In the listing that follows, retype every line from the first through the one containing "years = [str(y) for y in range(1997, 2019)]". Pictures are to be left out.

Start Items

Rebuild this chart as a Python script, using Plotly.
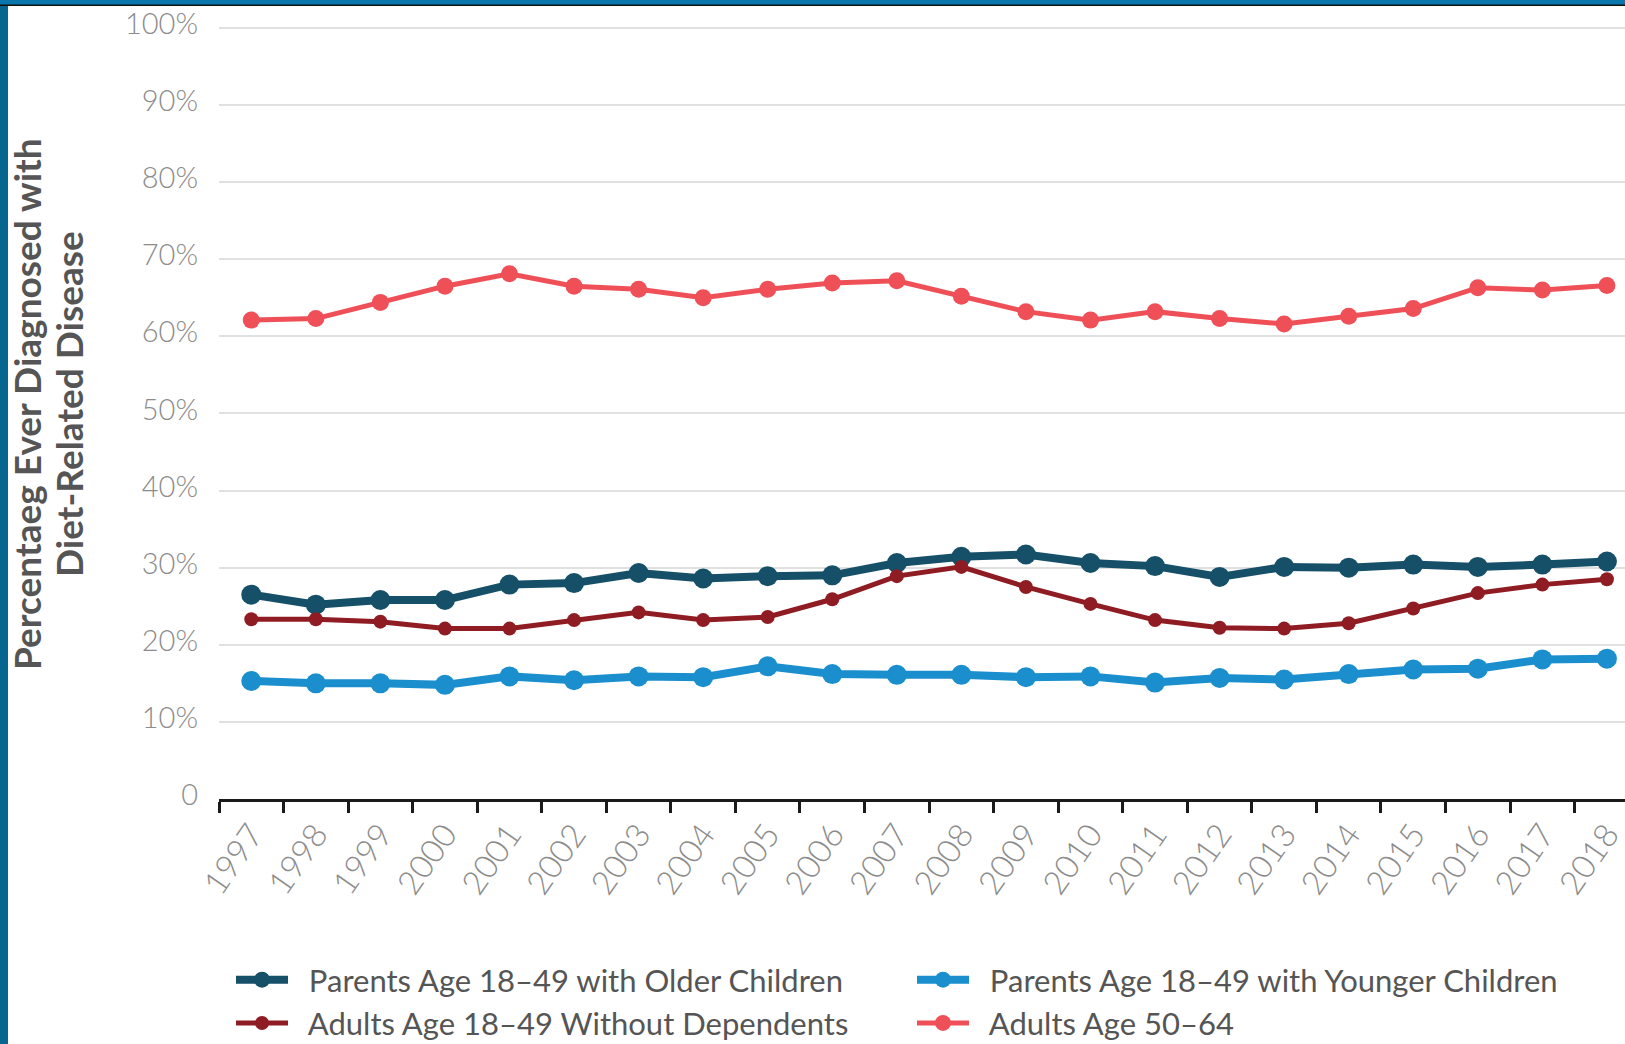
import plotly.graph_objects as go

years = [str(y) for y in range(1997, 2019)]

older_children = [26.5, 25.2, 25.8, 25.8, 27.8, 28.0, 29.3, 28.6, 28.9, 29.0, 30.6, 31.4, 31.7,
                  30.6, 30.2, 28.8, 30.1, 30.0, 30.4, 30.1, 30.4, 30.8]
younger_children = [15.3, 15.0, 15.0, 14.8, 15.9, 15.4, 15.9, 15.8, 17.2, 16.2, 16.1, 16.1, 15.8,
                    15.9, 15.1, 15.7, 15.5, 16.2, 16.8, 16.9, 18.1, 18.2]
without_dependents = [23.3, 23.3, 23.0, 22.1, 22.1, 23.2, 24.2, 23.2, 23.6, 25.9, 28.9, 30.1, 27.5,
                      25.3, 23.2, 22.2, 22.1, 22.8, 24.7, 26.7, 27.8, 28.5]
age_50_64 = [62.1, 62.3, 64.4, 66.5, 68.1, 66.5, 66.1, 65.0, 66.1, 66.9, 67.2, 65.2, 63.2,
             62.1, 63.2, 62.3, 61.6, 62.6, 63.6, 66.3, 66.0, 66.6]

series_names = ["Parents Age 18\u201349 with Older Children",
                "Parents Age 18\u201349 with Younger Children",
                "Adults Age 18\u201349 Without Dependents",
                "Adults Age 50\u201364"]

y_tickvals = [0, 10, 20, 30, 40, 50, 60, 70, 80, 90, 100]
y_ticktext = ["0", "10%", "20%", "30%", "40%", "50%", "60%", "70%", "80%", "90%", "100%"]

title_lines = ["Percentaeg Ever Diagnosed with", "Diet-Related Disease"]

W, H = 1625, 1044
ML, MR, MT, MB = 219, 0, 24, 245
PW, PH = W - ML - MR, H - MT - MB
Y_TOP = 100.5

def px_x(p):
    return (p - ML) / PW

def px_y(p):
    return (H - MB - p) / PH

styles = [
    dict(color="#154f68", lw=8, ms=20),
    dict(color="#1b8fce", lw=8, ms=20),
    dict(color="#8f1c22", lw=5, ms=14),
    dict(color="#ef5058", lw=5, ms=17),
]
data = [older_children, younger_children, without_dependents, age_50_64]

fig = go.Figure()
for name, vals, st in zip(series_names, data, styles):
    fig.add_trace(go.Scatter(
        x=years, y=vals, name="\u00a0\u00a0" + name, mode="lines+markers",
        line=dict(color=st["color"], width=st["lw"]),
        marker=dict(color=st["color"], size=st["ms"], line=dict(width=0)),
        cliponaxis=False,
    ))

font_family = "Lato, 'Open Sans', sans-serif"

fig.update_layout(
    width=W, height=H,
    margin=dict(l=ML, r=MR, t=MT, b=MB, pad=0, autoexpand=False),
    paper_bgcolor="white", plot_bgcolor="white",
    font=dict(family=font_family),
    showlegend=True,
    legend=dict(
        orientation="h", x=px_x(231), y=px_y(953), xanchor="left", yanchor="top",
        font=dict(size=31, color="#555555", family=font_family),
        entrywidth=614, itemwidth=52, traceorder="normal",
        bgcolor="rgba(0,0,0,0)",
    ),
    xaxis=dict(
        type="category", range=[-0.5, 21.28], automargin=False,
        showgrid=False, zeroline=False,
        showline=True, linecolor="#1a1a1a", linewidth=2.5,
        ticks="outside", tickson="boundaries", ticklen=11, tickwidth=2.5, tickcolor="#1a1a1a",
        tickangle=-55,
        tickfont=dict(size=33, color="#8c8c8c", family=font_family, weight=300),
    ),
    yaxis=dict(
        range=[0, Y_TOP], tickmode="array", tickvals=y_tickvals, ticktext=y_ticktext,
        automargin=False,
        showgrid=True, gridcolor="#e0e0e0", gridwidth=2,
        zeroline=False, showline=False, ticks="",
        ticklabelstandoff=20, ticklabelshift=-4,
        tickfont=dict(size=29, color="#8c8c8c", family=font_family, weight=300),
    ),
)

for line_text, cx in zip(title_lines, [26, 68]):
    fig.add_annotation(
        text="<b>" + line_text + "</b>",
        xref="paper", yref="paper", x=px_x(cx), y=px_y(404),
        xanchor="center", yanchor="middle", textangle=-90, showarrow=False,
        font=dict(size=37, color="#555555", family=font_family),
    )

# page border strips
fig.add_shape(type="rect", xref="paper", yref="paper",
              x0=px_x(0), x1=px_x(8), y0=px_y(H), y1=px_y(0),
              fillcolor="#06668f", line=dict(width=0), layer="above")
fig.add_shape(type="rect", xref="paper", yref="paper",
              x0=px_x(0), x1=px_x(W), y0=px_y(5), y1=px_y(0),
              fillcolor="#0a76ab", line=dict(width=0), layer="above")
fig.add_shape(type="rect", xref="paper", yref="paper",
              x0=px_x(0), x1=px_x(W), y0=px_y(6), y1=px_y(4.5),
              fillcolor="#111111", line=dict(width=0), layer="above")

fig.write_html("out.html")
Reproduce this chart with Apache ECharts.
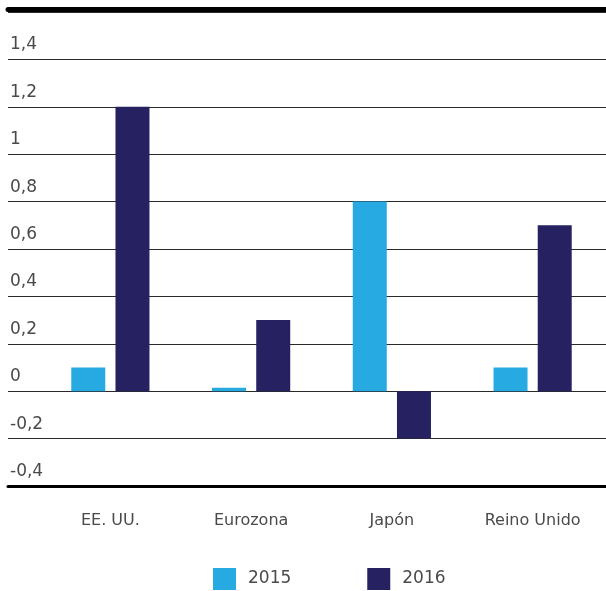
<!DOCTYPE html>
<html>
<head>
<meta charset="utf-8">
<script src="https://cdn.jsdelivr.net/npm/echarts@6/dist/echarts.min.js"></script>
<style>
  html, body { margin: 0; padding: 0; background: #fff; }
  #chart { width: 606px; height: 591px; }
</style>
</head>
<body>
<div id="chart"></div>
<script>
// Regions and yearly values
const categories = ['EE. UU.', 'Eurozona', 'Japón', 'Reino Unido'];
const seriesNames = ['2015', '2016'];
const values2015 = [0.1, 0.015, 0.8, 0.1];
const values2016 = [1.2, 0.3, -0.2, 0.7];
const yTicks = [-0.4, -0.2, 0, 0.2, 0.4, 0.6, 0.8, 1, 1.2, 1.4, 1.6];

const colors = ['#27a9e1', '#262262'];
const font = 'DejaVu Sans, Arial, sans-serif';
const textColor = '#4a4a4a';

const yMin = yTicks[0];
const yMax = yTicks[yTicks.length - 1];
const yStep = 0.2;

function fmt(v) {
  const r = Math.round(v * 10) / 10;
  if (Math.abs(r - yMax) < 1e-9) return '';
  return String(r).replace('.', ',');
}

const chart = echarts.init(document.getElementById('chart'), null, { renderer: 'canvas' });
chart.setOption({
  animation: false,
  backgroundColor: '#fff',
  color: colors,
  textStyle: { fontFamily: font },
  grid: [
    // full-width grid carrying the horizontal rules and value labels
    { left: 8, right: 0, top: 12, bottom: 105 },
    // bar area
    { left: 40, right: 3, top: 12, bottom: 105 }
  ],
  legend: {
    left: 213,
    top: 568,
    padding: 0,
    itemWidth: 23,
    itemHeight: 22,
    itemGap: 76,
    icon: 'rect',
    data: seriesNames,
    textStyle: { fontFamily: font, fontSize: 17, color: textColor, padding: [0, 0, 0, 7] }
  },
  xAxis: [
    {
      gridIndex: 0, type: 'value', position: 'top', offset: 3, min: 0, max: 1,
      axisLine: { show: true, onZero: false, lineStyle: { color: '#000', width: 5 } },
      axisTick: { show: false }, axisLabel: { show: false }, splitLine: { show: false }
    },
    {
      gridIndex: 0, type: 'value', position: 'bottom', min: 0, max: 1,
      axisLine: { show: true, onZero: false, lineStyle: { color: '#000', width: 3 } },
      axisTick: { show: false }, axisLabel: { show: false }, splitLine: { show: false }
    },
    {
      gridIndex: 1, type: 'category', position: 'bottom', data: categories,
      axisLine: { show: false }, axisTick: { show: false },
      axisLabel: { margin: 27, fontFamily: font, fontSize: 16, color: textColor }
    }
  ],
  yAxis: [
    {
      gridIndex: 0, type: 'value', min: yMin, max: yMax, interval: yStep,
      axisLine: { show: false }, axisTick: { show: false },
      splitLine: { show: true, lineStyle: { color: '#2a2a2a', width: 1 } },
      axisLabel: {
        inside: true, margin: 2, align: 'left', verticalAlign: 'bottom',
        padding: [0, 0, 6, 0],
        fontFamily: font, fontSize: 17, color: textColor,
        formatter: fmt
      }
    },
    {
      gridIndex: 1, type: 'value', min: yMin, max: yMax, interval: yStep,
      show: false, splitLine: { show: false }
    }
  ],
  series: [
    {
      name: seriesNames[0], type: 'bar', xAxisIndex: 2, yAxisIndex: 1,
      data: values2015, barWidth: 34, barGap: '30%',
      itemStyle: { color: colors[0] }
    },
    {
      name: seriesNames[1], type: 'bar', xAxisIndex: 2, yAxisIndex: 1,
      data: values2016, barWidth: 34, barGap: '30%',
      itemStyle: { color: colors[1] }
    }
  ]
});
</script>
</body>
</html>
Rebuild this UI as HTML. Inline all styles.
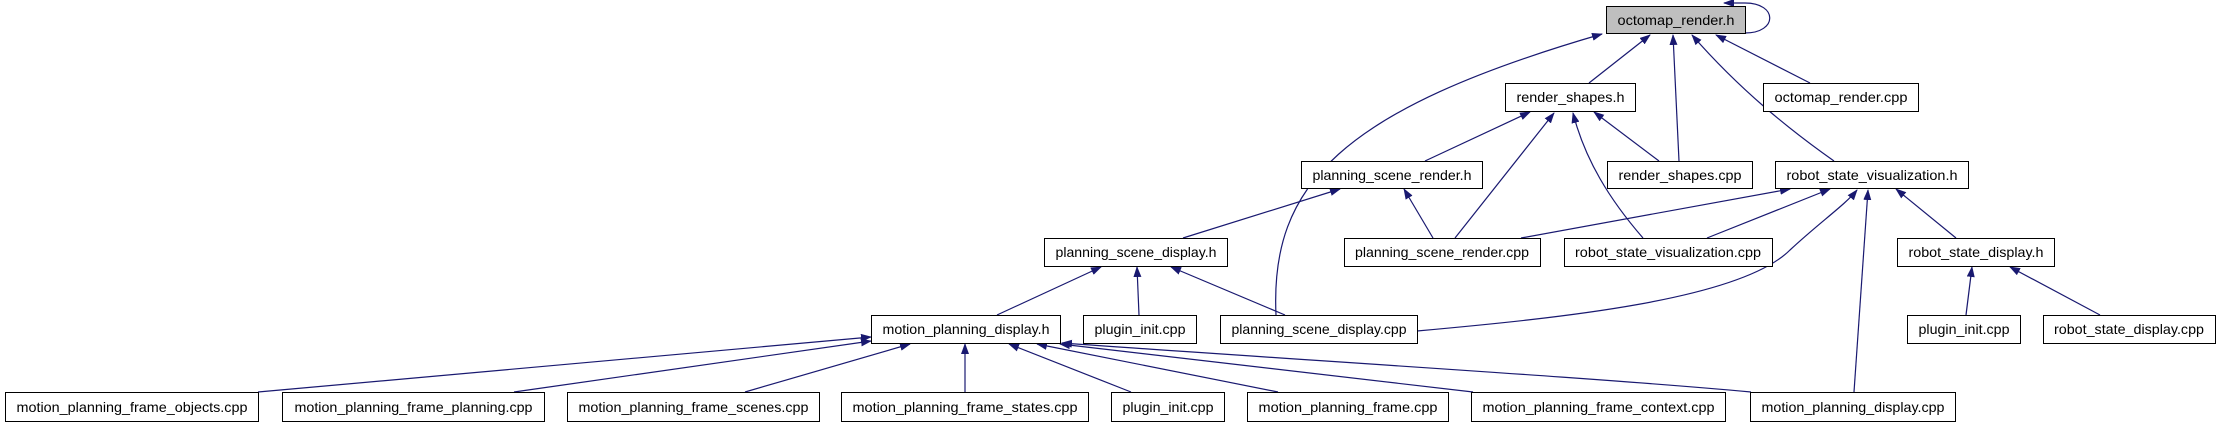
<!DOCTYPE html>
<html><head><meta charset="utf-8"><style>
html,body{margin:0;padding:0;background:#fff;}
svg{display:block;}
text{font-family:"Liberation Sans",sans-serif;font-size:14px;fill:#000;}
</style></head><body>
<svg width="2220" height="427" viewBox="0 0 2220 427" xmlns="http://www.w3.org/2000/svg">
<defs>
<marker id="a" markerWidth="11" markerHeight="8" refX="10" refY="4" orient="auto" markerUnits="userSpaceOnUse">
<path d="M0,0 L11,4 L0,8 Z" fill="#191970"/>
</marker>
</defs>
<g fill="none" stroke="#191970" stroke-width="1.2" marker-end="url(#a)">
<!-- octomap_render.h parents -->
<path d="M1276,315 C1270,185 1340,110 1602,34"/>
<path d="M1589,83 L1650,35"/>
<path d="M1679,161 L1673,35"/>
<path d="M1834,161 C1790,130 1740,90 1692,35"/>
<path d="M1810,83 L1716,35"/>
<path d="M1745,33 C1778,33 1778,3 1745,3 L1724,3"/>
<!-- render_shapes.h -->
<path d="M1425,161 L1530,112"/>
<path d="M1455,238 L1554,113"/>
<path d="M1643,238 C1610,200 1585,160 1573,113"/>
<path d="M1659,161 L1594,112"/>
<!-- planning_scene_render.h -->
<path d="M1183,238 L1340,189"/>
<path d="M1433,238 L1404,189"/>
<!-- robot_state_visualization.h -->
<path d="M1521,238 L1790,189"/>
<path d="M1707,238 L1830,189"/>
<path d="M1417,331 C1560,318 1740,300 1790,250 C1820,222 1845,205 1857,190"/>
<path d="M1854,392 L1868,190"/>
<path d="M1956,238 L1896,189"/>
<!-- robot_state_display.h -->
<path d="M1966,315 L1972,267"/>
<path d="M2100,315 L2010,267"/>
<!-- planning_scene_display.h -->
<path d="M997,315 L1101,267"/>
<path d="M1139,315 L1137,267"/>
<path d="M1285,315 L1171,267"/>
<!-- motion_planning_display.h -->
<path d="M258,392 L871,337"/>
<path d="M514,392 L871,341"/>
<path d="M745,392 L910,344"/>
<path d="M965,392 L965,344"/>
<path d="M1131,392 L1009,344"/>
<path d="M1278,392 L1037,344"/>
<path d="M1473,392 L1060,344"/>
<path d="M1751,392 C1600,378 1300,360 1062,343"/>
</g>
<g stroke="#000" stroke-width="1" fill="#fff">
<rect x="1606.5" y="6.5" width="139" height="27" fill="#bfbfbf"/>
<rect x="1505.5" y="83.5" width="130" height="28"/>
<rect x="1763.5" y="83.5" width="155" height="28"/>
<rect x="1301.5" y="161.5" width="181" height="27"/>
<rect x="1607.5" y="161.5" width="145" height="27"/>
<rect x="1775.5" y="161.5" width="193" height="27"/>
<rect x="1044.5" y="238.5" width="183" height="28"/>
<rect x="1344.5" y="238.5" width="196" height="28"/>
<rect x="1564.5" y="238.5" width="208" height="28"/>
<rect x="1897.5" y="238.5" width="157" height="28"/>
<rect x="871.5" y="315.5" width="189" height="28"/>
<rect x="1083.5" y="315.5" width="113" height="28"/>
<rect x="1220.5" y="315.5" width="197" height="28"/>
<rect x="1907.5" y="315.5" width="113" height="28"/>
<rect x="2043.5" y="315.5" width="172" height="28"/>
<rect x="5.5" y="392.5" width="253" height="29"/>
<rect x="282.5" y="392.5" width="262" height="29"/>
<rect x="567.5" y="392.5" width="252" height="29"/>
<rect x="841.5" y="392.5" width="247" height="29"/>
<rect x="1111.5" y="392.5" width="113" height="29"/>
<rect x="1247.5" y="392.5" width="201" height="29"/>
<rect x="1471.5" y="392.5" width="254" height="29"/>
<rect x="1750.5" y="392.5" width="205" height="29"/>
</g>
<g text-anchor="middle" lengthAdjust="spacingAndGlyphs">
<text x="1676" y="25" textLength="117" lengthAdjust="spacingAndGlyphs">octomap_render.h</text>
<text x="1570.5" y="102" textLength="108" lengthAdjust="spacingAndGlyphs">render_shapes.h</text>
<text x="1841" y="102" textLength="133" lengthAdjust="spacingAndGlyphs">octomap_render.cpp</text>
<text x="1392" y="180" textLength="159" lengthAdjust="spacingAndGlyphs">planning_scene_render.h</text>
<text x="1680" y="180" textLength="123" lengthAdjust="spacingAndGlyphs">render_shapes.cpp</text>
<text x="1872" y="180" textLength="171" lengthAdjust="spacingAndGlyphs">robot_state_visualization.h</text>
<text x="1136" y="257" textLength="161" lengthAdjust="spacingAndGlyphs">planning_scene_display.h</text>
<text x="1442" y="257" textLength="174" lengthAdjust="spacingAndGlyphs">planning_scene_render.cpp</text>
<text x="1668" y="257" textLength="186" lengthAdjust="spacingAndGlyphs">robot_state_visualization.cpp</text>
<text x="1976" y="257" textLength="135" lengthAdjust="spacingAndGlyphs">robot_state_display.h</text>
<text x="966" y="334" textLength="167" lengthAdjust="spacingAndGlyphs">motion_planning_display.h</text>
<text x="1140" y="334" textLength="91" lengthAdjust="spacingAndGlyphs">plugin_init.cpp</text>
<text x="1319" y="334" textLength="175" lengthAdjust="spacingAndGlyphs">planning_scene_display.cpp</text>
<text x="1964" y="334" textLength="91" lengthAdjust="spacingAndGlyphs">plugin_init.cpp</text>
<text x="2129" y="334" textLength="150" lengthAdjust="spacingAndGlyphs">robot_state_display.cpp</text>
<text x="132" y="412" textLength="231" lengthAdjust="spacingAndGlyphs">motion_planning_frame_objects.cpp</text>
<text x="413.5" y="412" textLength="238" lengthAdjust="spacingAndGlyphs">motion_planning_frame_planning.cpp</text>
<text x="693.5" y="412" textLength="230" lengthAdjust="spacingAndGlyphs">motion_planning_frame_scenes.cpp</text>
<text x="965" y="412" textLength="225" lengthAdjust="spacingAndGlyphs">motion_planning_frame_states.cpp</text>
<text x="1168" y="412" textLength="91" lengthAdjust="spacingAndGlyphs">plugin_init.cpp</text>
<text x="1348" y="412" textLength="179" lengthAdjust="spacingAndGlyphs">motion_planning_frame.cpp</text>
<text x="1598.5" y="412" textLength="232" lengthAdjust="spacingAndGlyphs">motion_planning_frame_context.cpp</text>
<text x="1853" y="412" textLength="183" lengthAdjust="spacingAndGlyphs">motion_planning_display.cpp</text>
</g>
</svg>
</body></html>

End Items

» **Complete output**:
Rebuild this chart as a Python script, using Plotly.
import plotly.graph_objects as go

years = [str(y) for y in range(1997, 2019)]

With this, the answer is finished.